Tory MP tells struggling Brits to ‘cut back or get a better job’

April Curtin

Jake Berry being interviewed on Sky News

‘Go out there and get that new job,’ he said

Brits struggling to make ends meet amid the escalating cost of living crisis should get a better paid job or cut back on spending, a Tory MP has said.

Conservative party Chairman Jake Berry made the comments in an interview with Sky News Sophy Ridge on Sunday.

“People know when they get their bills, they can either cut their consumption or get higher salaries or higher wages and go out there and get that new job,” Berry said.

“That’s the approach the government is taking in trying to create growth,” he added.

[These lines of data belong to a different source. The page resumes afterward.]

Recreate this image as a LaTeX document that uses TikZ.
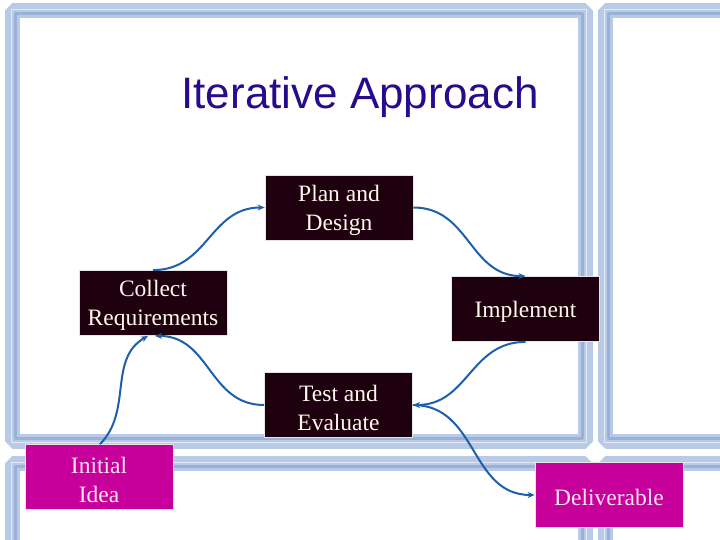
\documentclass[tikz,border=0pt]{standalone}
\usepackage{fontspec}
\setmainfont{Liberation Serif}
\newfontfamily\titlefont{Liberation Sans}
\usetikzlibrary{arrows.meta}
\definecolor{boxfill}{RGB}{30,0,14}
\definecolor{magentabox}{RGB}{200,0,155}
\definecolor{arrowblue}{RGB}{30,95,170}
\definecolor{titleblue}{RGB}{40,10,140}
\definecolor{frameblue}{RGB}{185,202,230}
\definecolor{framedark}{RGB}{140,165,210}
\definecolor{cream}{RGB}{255,248,235}
\tikzset{
  boxtext/.style={text=cream, align=center, inner sep=0pt, yshift=-2.5pt,
    font=\fontsize{23.5}{29}\selectfont},
  darkbox/.style={fill=boxfill, draw=white!80!gray, line width=0.8pt,
    minimum width=148pt, minimum height=65pt, inner sep=0pt,
    label={[boxtext]center:#1}},
  pinkbox/.style={fill=magentabox, draw=white!80!gray, line width=0.8pt,
    minimum width=148pt, minimum height=65pt, inner sep=0pt,
    label={[boxtext, text=white!90!magentabox]center:#1}},
  flow/.style={draw=arrowblue, line width=2pt, -{Stealth[length=7pt,width=6pt]}}
}
\begin{document}
\begin{tikzpicture}[x=1pt,y=-1pt]
\useasboundingbox (0,0) rectangle (720,540);
\begin{scope}
\clip (0,0) rectangle (720,540);
\foreach \a/\b/\c/\d in {12/11/585/441, 605/11/735/441, 12/463/585/560, 605/463/735/560}{
  \draw[frameblue, line width=15pt, line join=bevel] (\a,\b) rectangle (\c,\d);
  \draw[framedark, line width=3pt, line join=bevel, opacity=0.7] (\a+3,\b+3) rectangle (\c-3,\d-3);
  \draw[white, line width=1pt, line join=bevel, opacity=0.6] (\a-1,\b-1) rectangle (\c+1,\d+1);
}
\end{scope}

\node[font=\titlefont\fontsize{44}{50}\selectfont, text=titleblue, anchor=base] (title) at (360,109) {Iterative Approach};

\node[darkbox={Plan and\\Design}] (plan) at (339,207.5) {};
\node[darkbox={Collect\\Requirements}] (collect) at (153,303) {};
\node[darkbox={Implement}] (impl) at (525.5,309) {};
\node[darkbox={Test and\\Evaluate}] (test) at (338.5,405) {};
\node[pinkbox={Initial\\Idea}] (idea) at (99,477) {};
\node[pinkbox={Deliverable}] (deliv) at (609,495) {};

\draw[flow] (collect.north) to[out=0,in=180,looseness=1.1] (plan.west);
\draw[flow] (plan.east) to[out=0,in=180,looseness=1.1] (impl.north);
\draw[flow] (impl.south) to[out=180,in=0,looseness=1.1] (test.east);
\draw[flow] (test.west) to[out=180,in=0,looseness=1.1] ([xshift=2pt]collect.south);
\draw[flow] ([xshift=1pt]idea.north) to[out=45,in=210,looseness=1] ([xshift=-5pt]collect.south);
\draw[flow] (test.east) to[out=0,in=180,looseness=1.1] (deliv.west);
\end{tikzpicture}
\end{document}
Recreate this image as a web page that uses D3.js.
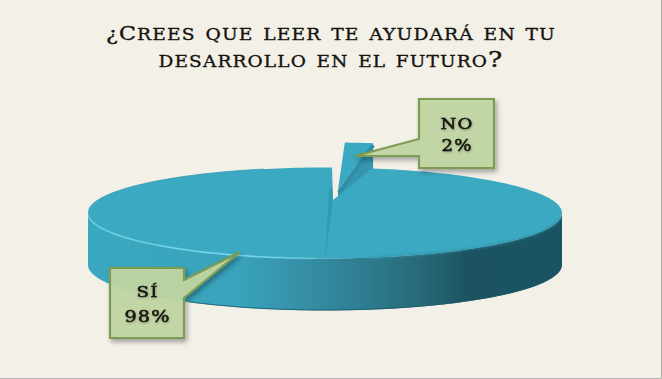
<!DOCTYPE html>
<html lang="es">
<head>
<meta charset="utf-8">
<script src="https://cdn.jsdelivr.net/npm/d3@7"></script>
<style>
  html, body { margin: 0; padding: 0; background: #f3f0e8; }
  svg { display: block; }
  text { font-family: "DejaVu Serif", serif; fill: #15140f; stroke: #15140f; stroke-width: 0.35; }
</style>
</head>
<body>
<svg id="chart" width="662" height="379"></svg>
<script>
// chart values
const labels = ["No", "Sí"];
const values = [2, 98];
const titleLines = ["¿Crees que leer te ayudará en tu", "desarrollo en el futuro?"];

const width = 662, height = 379;
const svg = d3.select("#chart");
const defs = svg.append("defs");

// background + thin frame of the slide
svg.append("rect").attr("width", width).attr("height", height).attr("fill", "#f3f0e8");
svg.append("path").attr("d", `M${width - 0.5},0V${height - 0.5}H0`)
  .attr("fill", "none").attr("stroke", "#b5b3ad");

// pie geometry (ellipse on screen)
const cx = 325, cy = 213, rx = 237, ry = 45.5, depth = 52;
const apex = [333, 200];        // perspective moves the centre up from the ellipse centre
const noApex = [338, 190];
const lift = [7, -25];          // how far the "No" slice is pulled out

const pie = d3.pie().sort(null)(values);
const rad = d => d * Math.PI / 180;

// the 3D view stretches the small slice, so pie angle -> ellipse angle is not linear
const rimAngle = d3.scaleLinear()
  .domain([0, pie[0].endAngle, 2 * Math.PI])
  .range([rad(1.7), rad(11.4), rad(361.7)]);
const noRimAngle = d3.scaleLinear()
  .domain([pie[0].startAngle, pie[0].endAngle])
  .range([rad(3.1), rad(10)]);

const rimPoint = t => [cx + rx * Math.sin(t), cy - ry * Math.cos(t)];
const sampleRim = (a0, a1, n) => d3.range(n + 1).map(i => a0 + (a1 - a0) * i / n);
const line = d3.line();

// wall gradient, light on the left going dark on the right
const wallGrad = defs.append("linearGradient").attr("id", "wall")
  .attr("gradientUnits", "userSpaceOnUse")
  .attr("x1", cx - rx).attr("x2", cx + rx).attr("y1", 0).attr("y2", 0);
[[0, "#3aa8c0"], [0.32, "#39a3bb"], [0.45, "#3590a7"], [0.57, "#2f7f92"], [0.74, "#24626f"], [0.8, "#1b5361"], [1, "#1a5462"]]
  .forEach(s => wallGrad.append("stop").attr("offset", s[0]).attr("stop-color", s[1]));

const hiGrad = defs.append("linearGradient").attr("id", "rimLight")
  .attr("gradientUnits", "userSpaceOnUse")
  .attr("x1", 90).attr("x2", 335).attr("y1", 0).attr("y2", 0);
[[0, "#74d8ea", 0.7], [0.6, "#74d8ea", 0.95], [0.85, "#74d8ea", 0.7], [1, "#74d8ea", 0]]
  .forEach(s => hiGrad.append("stop").attr("offset", s[0]).attr("stop-color", s[1]).attr("stop-opacity", s[2]));

const soft = defs.append("filter").attr("id", "soft")
  .attr("x", "-10%").attr("y", "-50%").attr("width", "120%").attr("height", "200%");
soft.append("feGaussianBlur").attr("stdDeviation", 0.8);

const boxShadow = defs.append("filter").attr("id", "boxShadow")
  .attr("x", "-20%").attr("y", "-20%").attr("width", "150%").attr("height", "150%");
boxShadow.append("feDropShadow")
  .attr("dx", 2).attr("dy", 3).attr("stdDeviation", 2.5)
  .attr("flood-color", "#000").attr("flood-opacity", 0.35);

const textShadow = defs.append("filter").attr("id", "textShadow")
  .attr("x", "-10%").attr("y", "-20%").attr("width", "120%").attr("height", "150%");
textShadow.append("feDropShadow")
  .attr("dx", 0.5).attr("dy", 1).attr("stdDeviation", 1)
  .attr("flood-color", "#000").attr("flood-opacity", 0.3);

// "No" slice, pulled out: drawn first so the big slice covers its lower part
const noG = svg.append("g");
const noTop = sampleRim(noRimAngle(pie[0].startAngle), noRimAngle(pie[0].endAngle), 12)
  .map(rimPoint).map(p => [p[0] + lift[0], p[1] + lift[1]]);
const noRight = noTop[noTop.length - 1];
noG.append("path")
  .attr("d", line([noApex, noRight, [noRight[0], noRight[1] + depth], [noApex[0], noApex[1] + depth]]) + "Z")
  .attr("fill", "#3596ad");
noG.append("path")
  .attr("d", line([noApex, ...noTop]) + "Z")
  .attr("fill", "#3ba9c1");
noG.append("path")
  .attr("d", line([[noRight[0], noRight[1] + 2], [noApex[0] + 1, noApex[1] + 3]]))
  .attr("stroke", "#2f8ea5").attr("stroke-width", 4).attr("fill", "none");

// "Sí" slice: wall first, then top
const mainG = svg.append("g");
const front = sampleRim(rad(90), rad(270), 120).map(rimPoint);
const bottom = front.map(p => [p[0], p[1] + depth]);
mainG.append("path")
  .attr("d", line(front) + "L" + line(bottom.slice().reverse()).slice(1) + "Z")
  .attr("fill", "url(#wall)");
// dark line under the wall
mainG.append("path")
  .attr("d", line(sampleRim(rad(110), rad(215), 80).map(rimPoint).map(p => [p[0], p[1] + depth - 0.5])))
  .attr("fill", "none").attr("stroke", "#1d5a69").attr("stroke-width", 1).attr("stroke-opacity", 0.8);

const mainRim = sampleRim(rimAngle(pie[1].startAngle), rimAngle(pie[1].endAngle), 240).map(rimPoint);
mainG.append("path")
  .attr("d", line([apex, ...mainRim]) + "Z")
  .attr("fill", "#3ba9c1");

// darker band where the cut runs down to the front edge, comes to a point at both ends
const bandBottom = rimPoint(rad(180));
mainG.append("path")
  .attr("d", line([apex, [apex[0] - 1, apex[1] - 14], [apex[0] - 4, apex[1] - 9], [bandBottom[0], bandBottom[1] + 1]]) + "Z")
  .attr("fill", "#3499b1");

// light line along the front rim on the left
mainG.append("path")
  .attr("d", line(sampleRim(rad(182), rad(268), 70).map(rimPoint)))
  .attr("fill", "none").attr("stroke", "url(#rimLight)").attr("stroke-width", 1.7);
// soft shaded edge where top meets the dark wall on the right
mainG.append("path")
  .attr("d", line(sampleRim(rad(95), rad(170), 50).map(rimPoint)))
  .attr("fill", "none").attr("stroke", "#2f8ea5").attr("stroke-width", 1.4).attr("filter", "url(#soft)");
// faint edge on the back left
mainG.append("path")
  .attr("d", line(sampleRim(rad(275), rad(345), 50).map(rimPoint)))
  .attr("fill", "none").attr("stroke", "#3094ab").attr("stroke-width", 1).attr("stroke-opacity", 0.7);

// title: first capital is set apart, the rest as small capitals, stretched wide
const titleG = svg.append("g");
const titleWidths = [450, 345];
titleLines.forEach((d, i) => {
  const t = titleG.append("text")
    .attr("x", 331 - titleWidths[i] / 2)
    .attr("y", 39.5 + i * 27.5)
    .attr("textLength", titleWidths[i])
    .attr("lengthAdjust", "spacingAndGlyphs")
    .attr("font-size", 23)
    .attr("letter-spacing", 1)
    .style("font-variant", "small-caps");
  if (d.startsWith("¿C")) {
    t.append("tspan").attr("font-size", 19).text("¿C");
    t.append("tspan").text(d.slice(2));
  } else {
    t.text(d);
  }
});

// callouts
const callouts = [
  { box: [419, 99, 75, 69], tip: [355, 156], base: [139, 156], side: "left", text: [129, 151], fit: [33, 31] },
  { box: [110, 268, 74, 70], tip: [240, 252], base: [280, 298], side: "right", text: [297, 322], fit: [22, 46] }
];
const calloutG = svg.append("g");
callouts.forEach((c, i) => {
  const [x, y, w, h] = c.box;
  const pts = c.side === "left"
    ? [[x, y], [x + w, y], [x + w, y + h], [x, y + h], [x, c.base[1]], c.tip, [x, c.base[0]]]
    : [[x, y], [x + w, y], [x + w, c.base[0]], c.tip, [x + w, c.base[1]], [x + w, y + h], [x, y + h]];
  calloutG.append("path")
    .attr("d", line(pts) + "Z")
    .attr("fill", "#c2d6a2").attr("fill-opacity", 0.93)
    .attr("stroke", "#7e9b52").attr("stroke-width", 2.2)
    .attr("filter", "url(#boxShadow)");
  const lines = [labels[i].toUpperCase(), values[i] + "%"];
  calloutG.selectAll(null).data(lines).join("text")
    .attr("x", (d, j) => x + w / 2 + 0.5 - c.fit[j] / 2)
    .attr("y", (d, j) => c.text[j])
    .attr("textLength", (d, j) => c.fit[j])
    .attr("lengthAdjust", "spacingAndGlyphs")
    .attr("font-size", (d, j) => j === 0 ? 15.5 : 17)
    .attr("letter-spacing", 1)
    .style("stroke-width", 0.5)
    .attr("filter", "url(#textShadow)")
    .text(d => d);
});
</script>
</body>
</html>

Berry, who is MP for Rossendale and Darwen in Lancashire, confirmed he attended a champagne reception, where hedge fund bosses are said to have “egged on” Chancellor Kwasi Kwarteng to crack on with tax cutting plans.

But Berry dismissed these claims, stating: “I certainly didn’t hear him make those comments. I was there so I listened to what he said and what he talked about was his plan for growth.”

Berry claimed the event was not for hedge fund managers, although he said he knew at least one there. Instead, he said the event was actually for Tory donors and “Britain’s leading entrepreneurs” as part of the “normal drumbeat” of party fundraising events.

Though the MP said people should be “lauded” for supporting political parties.

He said: “We often have drinks receptions for donors in the Conservative Party and in fact these people should be lauded because we don’t have public funding of political parties and these are people who go out and make money and donate to political parties in the same way as they do for the Labour Party and the Liberal Democrats.”

Berry argued that it was “nonsense” to say the tax cuts are helping the rich most, despite being shown a Resolution Foundation graph which clearly showed how higher earners benefit most under the government’s plans.

He shrugged off significant Labour leads in recent polls, suggesting they will look “very different” closer to the election, which he suggested could be in April 2024.